I know that I will not agree with DH in all of this book. We have different ideas about lots of things. But he has the advantage of not continually alienating himself to an expert telling him what or who to believe. He wants to think for himself, and not have... the media tell him what we need to believe in order to be good... Christian people (oops, most of us are no longer up front Christians, but Christians who know nothing about our Christianity).

Travellin Penguin - Pam said...

Such a fascinating post especially knowing the author was Jewish who fought against the Nazi's. Glad the date on that is 1940 and not current times.

Steerforth said...

Richard - Behind bars takes it up to a new level of horror. I'll look out for that title.

Tim - I should have mentioned that. Really nice illustrations too.

Debra - I think there's a world of difference between an irritatingly banal 'political correctness' and a natural revulsion towards the dehumanisation of a particular group of people. Of course black people can be just as racist as any ethnic group, but I don't think that exonerates the attitudes behind illustrations like the one in this book.

Pam - I often wonder how history will judge us. I used to wonder how people could let the Holocaust happen, but what did I do when Bosnia and Rwanda descended into genocide? Nothing.

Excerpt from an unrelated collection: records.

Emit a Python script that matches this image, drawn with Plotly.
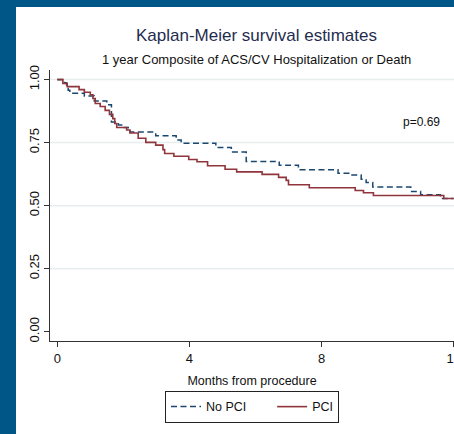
import plotly.graph_objects as go

# ---- data ----
months_nopci = [0, 0.22, 0.28, 0.33, 0.38, 0.82, 1.12, 1.50, 1.64, 1.85, 2.00, 2.15, 2.20,
                2.98, 3.60, 3.75, 4.80, 5.27, 5.72, 6.72, 7.30, 8.50, 8.85, 9.20, 9.35,
                9.55, 10.70, 11.00, 11.60, 12.0]
surv_nopci = [1.0, 0.987, 0.972, 0.958, 0.946, 0.935, 0.915, 0.900, 0.832, 0.820, 0.810,
              0.797, 0.792, 0.777, 0.760, 0.747, 0.731, 0.713, 0.675, 0.660, 0.642, 0.628,
              0.621, 0.605, 0.592, 0.574, 0.556, 0.543, 0.528, 0.528]

months_pci = [0, 0.17, 0.30, 0.66, 0.82, 1.00, 1.08, 1.15, 1.30, 1.45, 1.58, 1.68, 1.74,
              1.80, 2.10, 2.20, 2.45, 2.68, 2.98, 3.20, 3.25, 3.53, 3.98, 4.23, 4.55, 5.08,
              5.43, 6.20, 6.70, 6.93, 7.00, 7.63, 9.02, 9.27, 9.57, 11.70, 12.0]
surv_pci = [1.0, 0.985, 0.972, 0.960, 0.950, 0.940, 0.925, 0.905, 0.893, 0.878, 0.862,
            0.845, 0.826, 0.810, 0.800, 0.788, 0.767, 0.751, 0.740, 0.722, 0.707, 0.696,
            0.683, 0.674, 0.658, 0.644, 0.634, 0.624, 0.612, 0.600, 0.583, 0.571, 0.560,
            0.551, 0.540, 0.528, 0.528]

series_names = ["No PCI", "PCI"]
x_ticks = [0, 4, 8, 12]
x_tick_labels = ["0", "4", "8", "12"]
y_ticks = [0, 0.25, 0.5, 0.75, 1.0]
y_tick_labels = ["0.00", "0.25", "0.50", "0.75", "1.00"]
grid_y = [0.25, 0.5, 0.75, 1.0]
p_text = "p=0.69"
p_pos = (11.04, 0.83)

FONT = "Liberation Sans, Arial, sans-serif"
NAVY = "#1a476f"
MAROON = "#90353b"
BORDER = "#005687"
PAD = "\u00a0" * 6  # extra room after the first legend entry

fig = go.Figure()
fig.add_trace(go.Scatter(x=months_nopci, y=surv_nopci, name=series_names[0] + PAD, mode="lines",
                         line=dict(shape="hv", color=NAVY, width=1.5, dash="6px,3.5px")))
fig.add_trace(go.Scatter(x=months_pci, y=surv_pci, name=series_names[1], mode="lines",
                         line=dict(shape="hv", color=MAROON, width=1.6)))

# gridlines
for g in grid_y:
    fig.add_shape(type="line", xref="paper", x0=0, x1=1, yref="y", y0=g, y1=g,
                  line=dict(color="#e7eef0", width=1.5), layer="below")

# dark blue frame (left and top) of the slide
fig.add_shape(type="rect", xref="paper", yref="paper", x0=-0.2, x1=-0.08416, y0=-0.4, y1=1.3,
              fillcolor=BORDER, line=dict(width=0), layer="above")
fig.add_shape(type="rect", xref="paper", yref="paper", x0=-0.2, x1=1.1, y0=1.2325, y1=1.3,
              fillcolor=BORDER, line=dict(width=0), layer="above")

fig.add_annotation(text="Kaplan-Meier survival estimates", xref="paper", yref="paper",
                   x=0.51, y=1.129, xanchor="center", yanchor="middle", showarrow=False,
                   font=dict(family=FONT, size=17, color="#1f2d4f"))
fig.add_annotation(text="1 year Composite of ACS/CV Hospitalization or Death", xref="paper",
                   yref="paper", x=0.51, y=1.038, xanchor="center", yanchor="middle",
                   showarrow=False, font=dict(family=FONT, size=13, color="#111111"))
fig.add_annotation(text=p_text, x=p_pos[0], y=p_pos[1], xref="x", yref="y",
                   xanchor="center", yanchor="middle", showarrow=False,
                   font=dict(family=FONT, size=12, color="#111111"))

fig.update_layout(
    width=454, height=434,
    margin=dict(l=50, r=0, t=70, b=93),
    paper_bgcolor="white", plot_bgcolor="white",
    font=dict(family=FONT, color="#111111"),
    showlegend=True,
    legend=dict(orientation="h", x=0.50, xanchor="center", y=-0.1845, yanchor="top",
                bordercolor="#222222", borderwidth=1, bgcolor="white",
                font=dict(family=FONT, size=12.5, color="#111111"), itemwidth=30,
                traceorder="normal"),
    xaxis=dict(range=[-0.22, 12.01], tickvals=x_ticks, ticktext=x_tick_labels,
               ticks="outside", ticklen=5, tickcolor="#333333", showline=True,
               linecolor="#333333", linewidth=1, showgrid=False, zeroline=False,
               ticklabeloverflow="allow",
               tickfont=dict(family=FONT, size=13, color="#111111"), automargin=False,
               title=dict(text="Months from procedure", standoff=11,
                          font=dict(family=FONT, size=12.5, color="#111111"))),
    yaxis=dict(range=[-0.037, 1.038], tickvals=y_ticks, ticktext=y_tick_labels,
               tickangle=-90, ticks="outside", ticklen=5, tickcolor="#333333",
               showline=True, linecolor="#333333", linewidth=1, showgrid=False,
               zeroline=False, automargin=False,
               tickfont=dict(family=FONT, size=13, color="#111111")),
)

fig.write_html("out.html", config={"displayModeBar": False},
               post_script="document.body.style.margin='0px';")
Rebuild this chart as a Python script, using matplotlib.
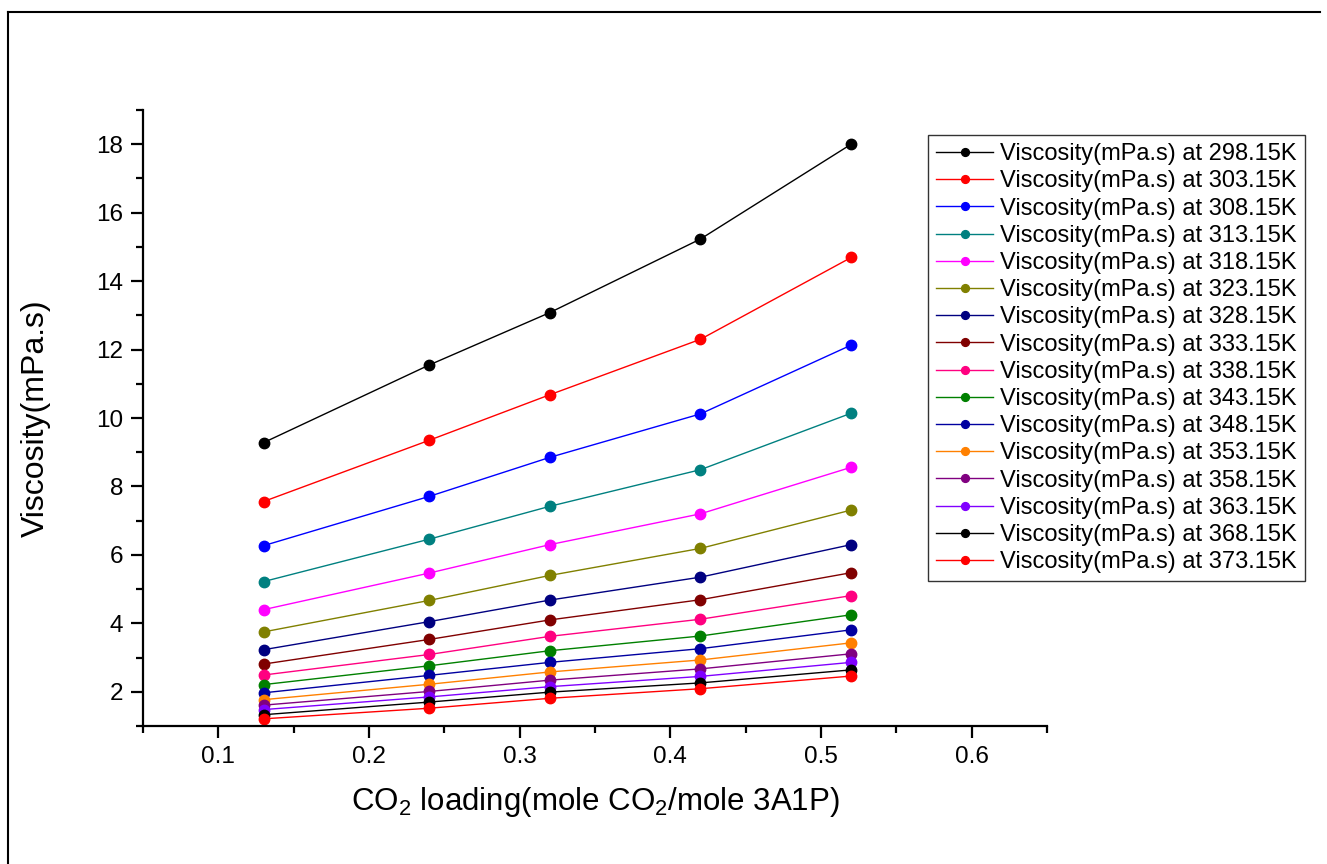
import matplotlib
matplotlib.use('Agg')
import matplotlib.pyplot as plt
from matplotlib.lines import Line2D

plt.rcParams['font.family'] = ['Liberation Sans', 'DejaVu Sans']
plt.rcParams['mathtext.default'] = 'regular'

loading = [0.13, 0.24, 0.32, 0.42, 0.52]
temps = ['298.15', '303.15', '308.15', '313.15', '318.15', '323.15', '328.15', '333.15',
         '338.15', '343.15', '348.15', '353.15', '358.15', '363.15', '368.15', '373.15']

v298 = [9.28, 11.55, 13.08, 15.23, 18.00]
v303 = [7.56, 9.35, 10.68, 12.30, 14.69]
v308 = [6.27, 7.71, 8.85, 10.12, 12.13]
v313 = [5.22, 6.46, 7.42, 8.49, 10.14]
v318 = [4.40, 5.47, 6.30, 7.20, 8.56]
v323 = [3.75, 4.67, 5.40, 6.19, 7.31]
v328 = [3.23, 4.05, 4.68, 5.35, 6.30]
v333 = [2.81, 3.53, 4.10, 4.69, 5.48]
v338 = [2.49, 3.09, 3.62, 4.12, 4.81]
v343 = [2.21, 2.76, 3.20, 3.63, 4.25]
v348 = [1.97, 2.48, 2.86, 3.26, 3.81]
v353 = [1.77, 2.22, 2.58, 2.93, 3.43]
v358 = [1.61, 2.01, 2.34, 2.67, 3.11]
v363 = [1.48, 1.85, 2.15, 2.45, 2.86]
v368 = [1.33, 1.70, 1.99, 2.26, 2.64]
v373 = [1.21, 1.52, 1.81, 2.09, 2.46]

series = [v298, v303, v308, v313, v318, v323, v328, v333,
          v338, v343, v348, v353, v358, v363, v368, v373]
colors = ['#000000', '#FF0000', '#0000FF', '#008080', '#FF00FF', '#808000', '#000080', '#800000',
          '#FF0080', '#008000', '#0000A0', '#FF8000', '#800080', '#8000FF', '#000000', '#FF0000']

fig = plt.figure(figsize=(13.27, 8.64), dpi=100)
ax = fig.add_axes([0.1078, 0.1597, 0.6812, 0.713])

for t, vals, c in zip(temps, series, colors):
    ax.plot(loading, vals, '-o', color=c, lw=1.0, ms=7.5,
            label='Viscosity(mPa.s) at %sK' % t)

ax.set_xlim(0.05, 0.65)
ax.set_ylim(1, 19)
ax.set_xticks([0.1, 0.2, 0.3, 0.4, 0.5, 0.6])
ax.set_xticks([0.05, 0.15, 0.25, 0.35, 0.45, 0.55, 0.65], minor=True)
ax.set_yticks([2, 4, 6, 8, 10, 12, 14, 16, 18])
ax.set_yticks([1, 3, 5, 7, 9, 11, 13, 15, 17, 19], minor=True)

for s in ['top', 'right']:
    ax.spines[s].set_visible(False)
for s in ['left', 'bottom']:
    ax.spines[s].set_linewidth(1.6)

ax.tick_params(which='major', direction='out', length=8.5, width=1.6, labelsize=17.5, pad=6)
ax.tick_params(which='minor', direction='out', length=5, width=1.6)

ax.set_xlabel(r'CO$_2$ loading(mole CO$_2$/mole 3A1P)', fontsize=22.5, labelpad=12)
ax.set_ylabel('Viscosity(mPa.s)', fontsize=23, labelpad=32)

leg = ax.legend(loc='upper left', bbox_to_anchor=(928 / 1327, 1 - 135 / 864),
                bbox_transform=fig.transFigure, borderaxespad=0, fontsize=17,
                labelspacing=0.22, handlelength=2.4, handletextpad=0.3,
                borderpad=0.35, markerscale=0.75, fancybox=False, frameon=True)
leg.get_frame().set_edgecolor('black')
leg.get_frame().set_linewidth(1.0)

# outer frame lines (left and top)
fig.add_artist(Line2D([8 / 1327, 8 / 1327], [0, 1 - 12 / 864], color='black', lw=1.5,
                      transform=fig.transFigure))
fig.add_artist(Line2D([8 / 1327, 1320 / 1327], [1 - 12 / 864, 1 - 12 / 864], color='black',
                      lw=1.5, transform=fig.transFigure))

fig.savefig('out.png', dpi=100)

Canadian Chickadee said...

Actually, Steerforth, I'd be surprised if the book didn't refer to red Indians. Just another instance of "when we know better, we do better." Or at least I hope we do! xoxox

zmkc said...

I still have a book, given to me in 1966, called 'Flora and Fauna of Australia'. It's final chapter is titled, 'Australian Aborigines'

Debra said...

Just a few comments on how things have evolved.
I believe that the people who enjoyed those picture books of far away places, and far away people did not have access to 24h/24 "real life" images of the way things.. ARE.
So... yes, there is an element of fantasy, of fiction in those books, and there is, to my mind, perhaps a kind of naïveté that is no longer available to us.
Does that make us... better than our ancestors, imagining that WE are not dehumanizing the Indians, or the aborigines, because we know how THINGS REALLY ARE in their world ?
(By the way... do we REALLY know how things are in their world, or are we going on the idea that all the pictures that we see of their "reality" are enough for us to walk in their moccasins ?)
I noted on the ladybird book that the animals all have smiles on their faces, just like the enlarged Negro family, who, we might infer, is treated like another animal family...(think for a minute. The, uh, DOMINANT ideology asserts that we ARE animals, so that really shouldn't get anybody nettled, should it ?...)
When was the last time you saw lions with smiles on their faces ? Recently ? Not me.
But I also know that lions don't sink their teeth into anything and everything in the savanna, and they do take a break from putting the meat on the table for dinner (something we have gotten rather bad at doing, taking the breaks...).
The adults reading those ladybird books to their children, KNEW that the lions don't have smiles on their faces, why shouldn't they.. KNOW that the Negro families don't look like that either ?
And those picture books are very important, to the extent that they show children what adults... WANT TO BELIEVE , and manage to believe during the time that they are reading the story, at least.
Adults want to believe in a form of innocence in the world. They want to believe in this innocence even more than their children do, by the way. Think about it.
I believe... that this innocence is possible, but it doesn't have the same structure as the lion lying down with the lamb and NOT EATING HIM, for example.
I want a way out of Disneyland, please...

Steerforth said...

Debra - I see what you're getting at, I think. I certainly don't believe that we are better than our ancestors (or worse, either), but the picture tells an interesting story about our changing attitudes and even if we haven't improved, the paramaters that define what is acceptable and unacceptable behaviour certainly have. If you see what I mean.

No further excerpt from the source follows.